Though credit issuances from forestry and land use activities drop in 2022, this may change soon, according to industry experts. Last year, 54% of new projects registered were for nature-based solutions, indicating a potential for supply expansion in the future.
#6. Exchange-traded credits from removal projects trade at a premium
Carbon credit prices and trends vary across market segments and project types. Nature-based credits saw the highest price drop, from as much as $16 to below $5.
The rising use of standardized contracts is considered one factor of a downward trend in prices as seen below.
The price gap across most credit types or categories has narrowed, with exchange-traded credits from removal projects trading at a premium. Compared to carbon allowances traded in an ETS, carbon credits are heterogeneous.
Carbon credit prices vary due to several factors such as project type, credit issuer, credit vintage, and co-benefits. Hence, prices of different credit types vary a lot, reflecting project costs as well as buyer preferences. Newer credits sell at higher prices, according to Xpansiv CBL’s 2022 trading data.
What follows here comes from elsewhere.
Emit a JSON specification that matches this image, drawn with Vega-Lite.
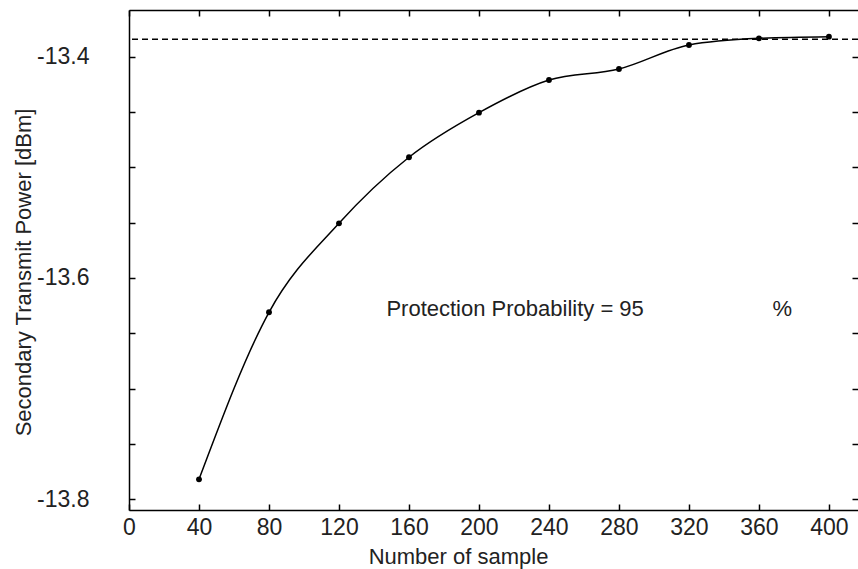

Lastly, the carbon credit market continues to grow in diversity and sophistication, per World Bank’s report. More service providers, advanced technological platforms, improved products, and new investors will further drive market growth.
And as more countries sign deals to produce credits from emissions reductions and new integrity initiatives develop, standardization and transparency in the carbon credit market will follow soon.